As Matt says, we need to confront the Fox news and the right-wing media here. It is a rare and sweet victory when a direct challenge like this wins. Let's look for many more!
Save the world. (Does that make Murtha the cheerleader, or is it Pelosi? Silar is represented by the Swift-Boat attackers going after Murtha?)
Great way to shift the framing, Chris!
The problem with the "cut off the funds" frame, is that it keys right into the right-wing mega-frame of Dems being soft on terror. The Republicans have been pretty clever with their media approach, daring if not insisting, that the Democarts put up or shut up on the issue, and trying to suck them into a PR mistake while diverting them from any real action.
It betrays their anxiety that the Democrats might actually do something, and it diverts attention from the progressive mega-frame that "Iraq was the wrong war, wrong time, wrong place, wrong enemy".
So the great thing about the frame "fund the troops, fund the withdrawal" is that it draws a new line on the sand (putting 56% of the public on our side of the line as you point out), without watering down the anti-war line.
However, further compromises with the conservatives in the Democratic Party would be counter-productive, even if it led to a line at the 67% popularity point. 2006 proved that being anti-war wins elections, and the Republicans are totally screwed in 2008 if Bush/Cheney/Republicans don't find a solution.
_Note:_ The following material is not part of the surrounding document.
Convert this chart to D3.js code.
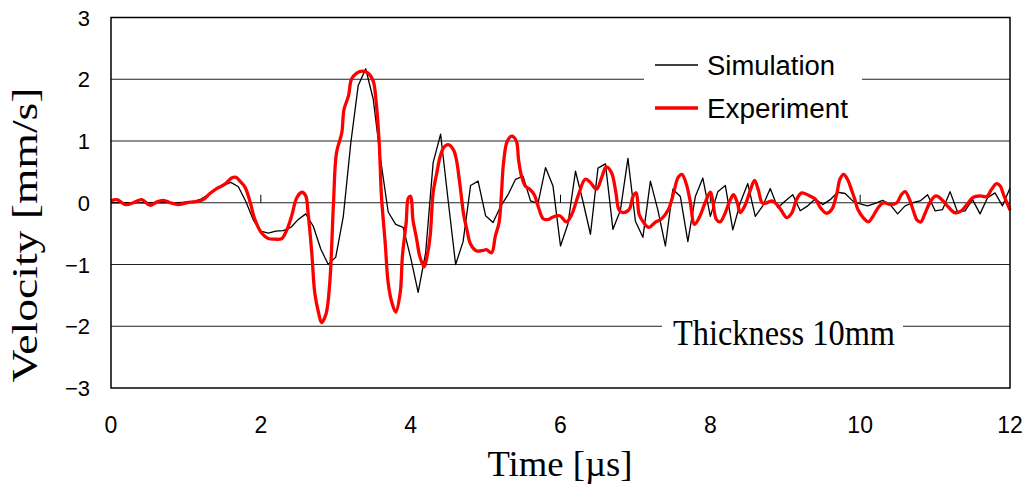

But, right-wing Democrats (i.e. the pro-war and pro-business wing) may also be screwed in 2008. Their support for the war has opened up a lot of space for the progressive side to run stronger candidates. If they continue to have a free pass pretending to be opposed to the war without actually doing anything, then we'd have a harder time running good candidates in the primaries.
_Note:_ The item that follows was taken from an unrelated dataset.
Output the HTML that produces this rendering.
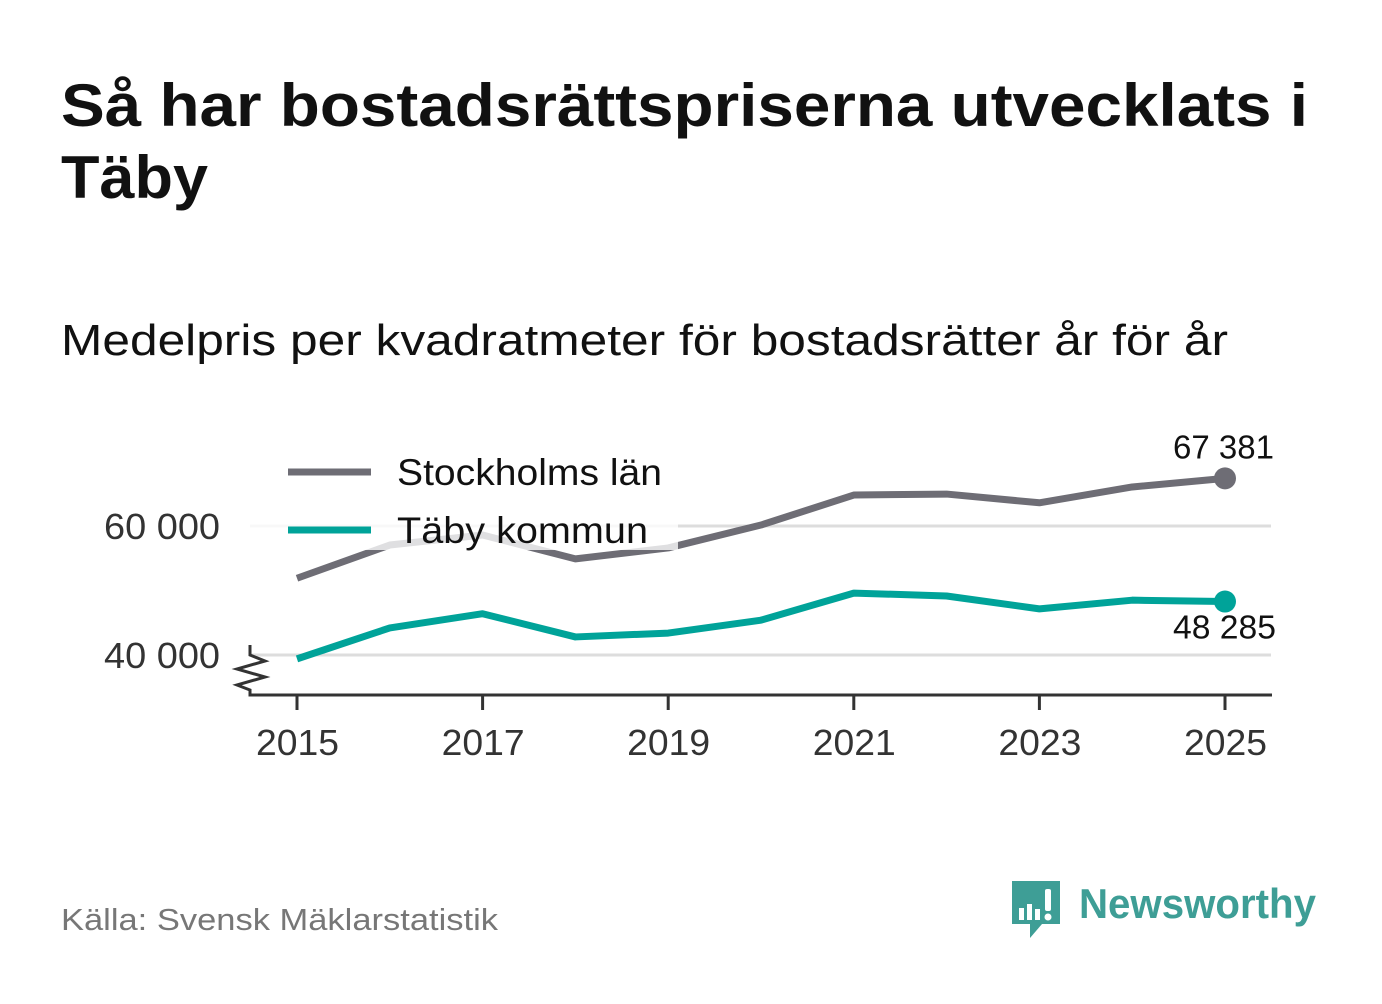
<!DOCTYPE html>
<html><head><meta charset="utf-8"><style>
body{margin:0;background:#fff;}
svg text{font-family:"Liberation Sans","DejaVu Sans",sans-serif;}
</style></head><body>
<svg width="1382" height="999" viewBox="0 0 1382 999" xmlns="http://www.w3.org/2000/svg">
<text x="61" y="126" font-size="60" font-weight="bold" fill="#111" textLength="1247" lengthAdjust="spacingAndGlyphs">Så har bostadsrättspriserna utvecklats i</text>
<text x="61" y="198" font-size="60" font-weight="bold" fill="#111" textLength="147" lengthAdjust="spacingAndGlyphs">Täby</text>
<text x="61" y="355" font-size="44" fill="#111" textLength="1167" lengthAdjust="spacingAndGlyphs">Medelpris per kvadratmeter för bostadsrätter år för år</text>
<g id="plot"></g>
<text x="61" y="930" font-size="31" fill="#777" textLength="437" lengthAdjust="spacingAndGlyphs">Källa: Svensk Mäklarstatistik</text>
<g>
<path d="M1012 881 h48 v43 h-18 l-12 14 v-14 h-18 z" fill="#3e9e96"/>
<rect x="1019" y="908" width="5" height="12" fill="#fff"/>
<rect x="1027" y="904" width="5" height="16" fill="#fff"/>
<rect x="1035" y="909" width="5" height="11" fill="#fff"/>
<rect x="1045" y="889" width="6" height="22" rx="2" fill="#fff"/>
<circle cx="1048" cy="917" r="3.5" fill="#fff"/>
<text x="1079" y="918" font-size="42" font-weight="bold" fill="#3e9e96" textLength="237" lengthAdjust="spacingAndGlyphs">Newsworthy</text>
</g>
</svg>
<script>
const years=[2015,2016,2017,2018,2019,2020,2021,2022,2023,2024,2025];
const stockholm=[51900,57050,58600,54900,56600,60150,64800,64950,63600,66050,67381];
const taby=[39400,44200,46400,42800,43400,45400,49600,49150,47150,48500,48285];
const yTicks=[40000,60000];
const xTicks=[2015,2017,2019,2021,2023,2025];
const NS="http://www.w3.org/2000/svg";
const g=document.getElementById('plot');
const X=v=>297+(v-2015)*92.8;
const Y=v=>655-(v-40000)*129/20000;
function el(t,a,p){const e=document.createElementNS(NS,t);for(const k in a)e.setAttribute(k,a[k]);(p||g).appendChild(e);return e;}
const fmt=v=>String(Math.round(v)).replace(/\B(?=(\d{3})+(?!\d))/g,' ');
yTicks.forEach(t=>{
 const l=el('line',{x1:250,x2:1271,y1:Y(t),y2:Y(t),stroke:'#ddd','stroke-width':3});
 
 
 const tx=el('text',{x:104,y:Y(t)+13,'font-size':36,fill:'#333',textLength:116,lengthAdjust:'spacingAndGlyphs'});tx.textContent=fmt(t);
 
 
});
const ax=el('path',{d:'M250 645 V655 L265 661 L237 669 L265 677 L237 685 L250 690 V695 H1272',fill:'none',stroke:'#333','stroke-width':3});


xTicks.forEach(t=>{
 el('line',{x1:X(t),x2:X(t),y1:695,y2:710,stroke:'#333','stroke-width':3});
 const tx=el('text',{x:X(t)-41,y:755,'font-size':36,fill:'#333',textLength:83,lengthAdjust:'spacingAndGlyphs'});tx.textContent=t;
 
 
});
function line(vals,color,name){
 const p=el('polyline',{points:vals.map((v,i)=>X(years[i])+','+Y(v)).join(' '),fill:'none',stroke:color,'stroke-width':7,'stroke-linejoin':'round'});
 
 
 const c=el('circle',{cx:X(years[years.length-1]),cy:Y(vals[vals.length-1]),r:11,fill:color});
 
 
}
line(stockholm,'#6e6d75','stockholm-line');
line(taby,'#00a399','taby-line');
const lb=el('rect',{x:250,y:440,width:428,height:110,fill:'#fff','fill-opacity':0.78});


[['Stockholms län','#6e6d75',472,265],['Täby kommun','#00a399',530,251]].forEach(([n,c,y,w])=>{
 el('line',{x1:288,x2:371,y1:y,y2:y,stroke:c,'stroke-width':7});
 const t=el('text',{x:397,y:y+13,'font-size':37,fill:'#111',textLength:w,lengthAdjust:'spacingAndGlyphs'});t.textContent=n;
 
 
});
const l1=el('text',{x:1173,y:Y(stockholm[10])-20,'font-size':33,fill:'#111',textLength:101,lengthAdjust:'spacingAndGlyphs'});l1.textContent=fmt(stockholm[10]);


const l2=el('text',{x:1173,y:Y(taby[10])+37,'font-size':33,fill:'#111',textLength:103,lengthAdjust:'spacingAndGlyphs'});l2.textContent=fmt(taby[10]);


</script>
</body></html>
Given the rules of the game, we don't completely have the power to force Bush to change course. Indirect pressure will be better. For example, reinstate taxes on the wealthy. Republican weakness on Iraq opens vulnerabilities on other fronts.
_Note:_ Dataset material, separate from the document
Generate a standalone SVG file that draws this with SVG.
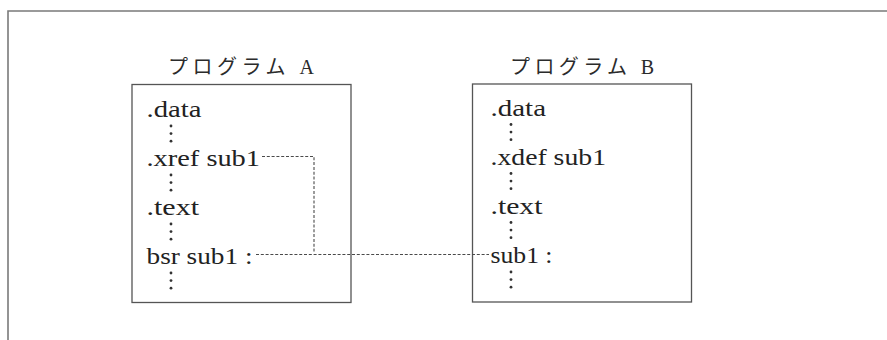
<svg xmlns="http://www.w3.org/2000/svg" width="887" height="340" viewBox="0 0 887 340">
  <style>
    .frame { fill: none; stroke: #7a7a7a; stroke-width: 1.6; }
    .box { fill: none; stroke: #555; stroke-width: 1.3; }
    .code { font-family: "Liberation Serif", "Noto Sans CJK JP", serif; font-size: 23px; fill: #222; }
    .title { font-family: "Liberation Serif", "Noto Sans CJK JP", serif; font-size: 20px; fill: #2b2b2b; }
    .dot { fill: #333; }
    .link { fill: none; stroke: #4a4a4a; stroke-width: 1.1; stroke-dasharray: 3 1.8; }
  </style>
  <defs>
    <!-- vertical ellipsis -->
    <g id="vdots">
      <circle class="dot" cx="0" cy="0" r="1.4"/>
      <circle class="dot" cx="0" cy="7.6" r="1.4"/>
      <circle class="dot" cx="0" cy="15.2" r="1.4"/>
    </g>
  </defs>

  <rect width="887" height="340" fill="#fff"/>
  <!-- outer frame -->
  <path class="frame" d="M8 340 V11 H887"/>

  <g id="programA">
    <text class="title" x="168" y="74" textLength="146" lengthAdjust="spacing">プログラム A</text>
    <rect class="box" x="132" y="84.5" width="219" height="218"/>
    <text class="code" x="146.5" y="116.5" textLength="55" lengthAdjust="spacingAndGlyphs">.data</text>
    <use href="#vdots" x="171" y="126"/>
    <text class="code" x="146.5" y="165.5" textLength="113.5" lengthAdjust="spacingAndGlyphs">.xref sub1</text>
    <use href="#vdots" x="171" y="175"/>
    <text class="code" x="146.5" y="214.5" textLength="52.5" lengthAdjust="spacingAndGlyphs">.text</text>
    <use href="#vdots" x="171" y="224"/>
    <text class="code" x="146.5" y="263.5" textLength="106" lengthAdjust="spacingAndGlyphs">bsr sub1 :</text>
    <use href="#vdots" x="171" y="273"/>
  </g>

  <g id="programB">
    <text class="title" x="510" y="74" textLength="144" lengthAdjust="spacing">プログラム B</text>
    <rect class="box" x="472.5" y="84" width="219" height="218"/>
    <text class="code" x="490.5" y="115.5" textLength="55.5" lengthAdjust="spacingAndGlyphs">.data</text>
    <use href="#vdots" x="511" y="124.5"/>
    <text class="code" x="490.5" y="164.5" textLength="115.5" lengthAdjust="spacingAndGlyphs">.xdef sub1</text>
    <use href="#vdots" x="511" y="173.5"/>
    <text class="code" x="490.5" y="213.5" textLength="52" lengthAdjust="spacingAndGlyphs">.text</text>
    <use href="#vdots" x="511" y="222.5"/>
    <text class="code" x="490.5" y="262.5" textLength="62" lengthAdjust="spacingAndGlyphs">sub1 :</text>
    <use href="#vdots" x="511" y="272"/>
  </g>

  <g id="connectors">
    <path class="link" d="M262 156.5 H314 V252"/>
    <path class="link" d="M256 254.5 H489"/>
  </g>
</svg>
I've said it before, The Democratic Party can't force Bush out; Iraq changes only when the Republican Party realizes they are about to lose everything in the 2008 elections.
Therefore, the strongest thing we can do, is to work for good, anti-war candidates. For the most part, they will also be good on other issues, so it is a win-win for us.
The other interesting thing is that the unpopularity of the Iraq war weakens the conservative Dems at the same time.
Uh, I don't feel like Hillary is pissed as hell. Practical as hell, is more like it.
She is probably against the Iraq war (like everyone else), but is more concerned with consolidating the perception of her as a centrist. So, she shows mild criticism in order that she can't be accused of hurting the troops.
God forbid that she actually get pissed and chew out Cheney and Bush. I mean, that might get 20,000 people to your political rally.
At this point, it desn't matter which party pulls the plug. In fact, I'd put my money on the Republicans over the Democrats out of pure strategic interest.
All the responsible, establishment, bi-partisan strategists (Iraq Study Group, ex-generals, contributors to Foreign Affairs) have realized that Iraq is a total disaster. Only the right wing media and the Bush team are still pushing it, and they won't stop until the Republicans themselves throw them out.
It could happen pretty instantly, the moment a critical mass of Republicans realize they are following the "McCain formula for losing elections" over the cliff. The more a Republican supports the war the worse their chances in 2008. This is true at the primary level in red states, or in the general in purple states. It will be 2006 all over again if this continues, and the Republicans will lose another 3 or 6 percent of their partisans.
They are still talking pretty brave, but they are facing deep rot to the Republican brand. So, maybe the (admittedly cynical) strategy of hanging the Iraq war around the neck of all Republicans is the most direct route to actually ending the war. Any compromise legislation just gives them (both parties) cover to criticize the war without actually getting out of the war.
Hillary's (or Reid's) tepid anti-war stance is in the same category. She will get off the fence at the point where she realizes the gaping hole to her left is in danger of getting filled by a stronger anti-war candidate. However, these things have a way of snowballing, so I expect her to realize this a little too late, so we'll see her scrambling to follow rather than lead. In any case, she would surely get out of Iraq if elected, if merely to keep her job in 2012.
What pressure or threats would most cause the Parties (either party) or individual members of Congress to seriously worry about winning their reelections?
(1) Shake the fence. Drop the compromise resolutions. Bush will veto them anyway and they will just give cover to the fence-sitters. Just do things that play well to the press or public, like calling for a straight "up-or-down" vote of no confidence. "The war is a disaster, the Presidency has failed it's political contract with the public".
(2) Produce early, vocal, anti-war primary challenges.... for both parties. Obviously, Republicans in purple districts, but also any Democrats in Blue districts who aren't going to the mat with us on Iraq. The Blogosphere and Move-on could give early name recognition and early money to insurgent candidates on the Democratic side.
(3) Public mindshare. Given the saliency of the Iraq debacle on the general public, the louder the attacks on George Bush and Dick Cheney the more you will gain mindshare with the public. The press is moving that way as well. We in the blogosphere can amplify the voices of the good guys. Go for maximum public scorn. We've always had our 33%. The next 33% is already siding with us, so let's solidify their rejection of Bush, make it rub off on the rest of the conservatives and we'll have a better shot at consolidated an electoral transformation.
Cynical? Well, not nearly as cynical as Bush, Cheney and Liberman. Besides, I just told them how to save their political skins.
I actually met the guy who does legislative tracking and archival in Colorado, which is more of a recording job than anything. I've actually tried to look into State voting records, and couldn't find it anywhere, so I asked him how you would find out who voted for which bill. He thought for a minute and then agreed that it was practically impossible.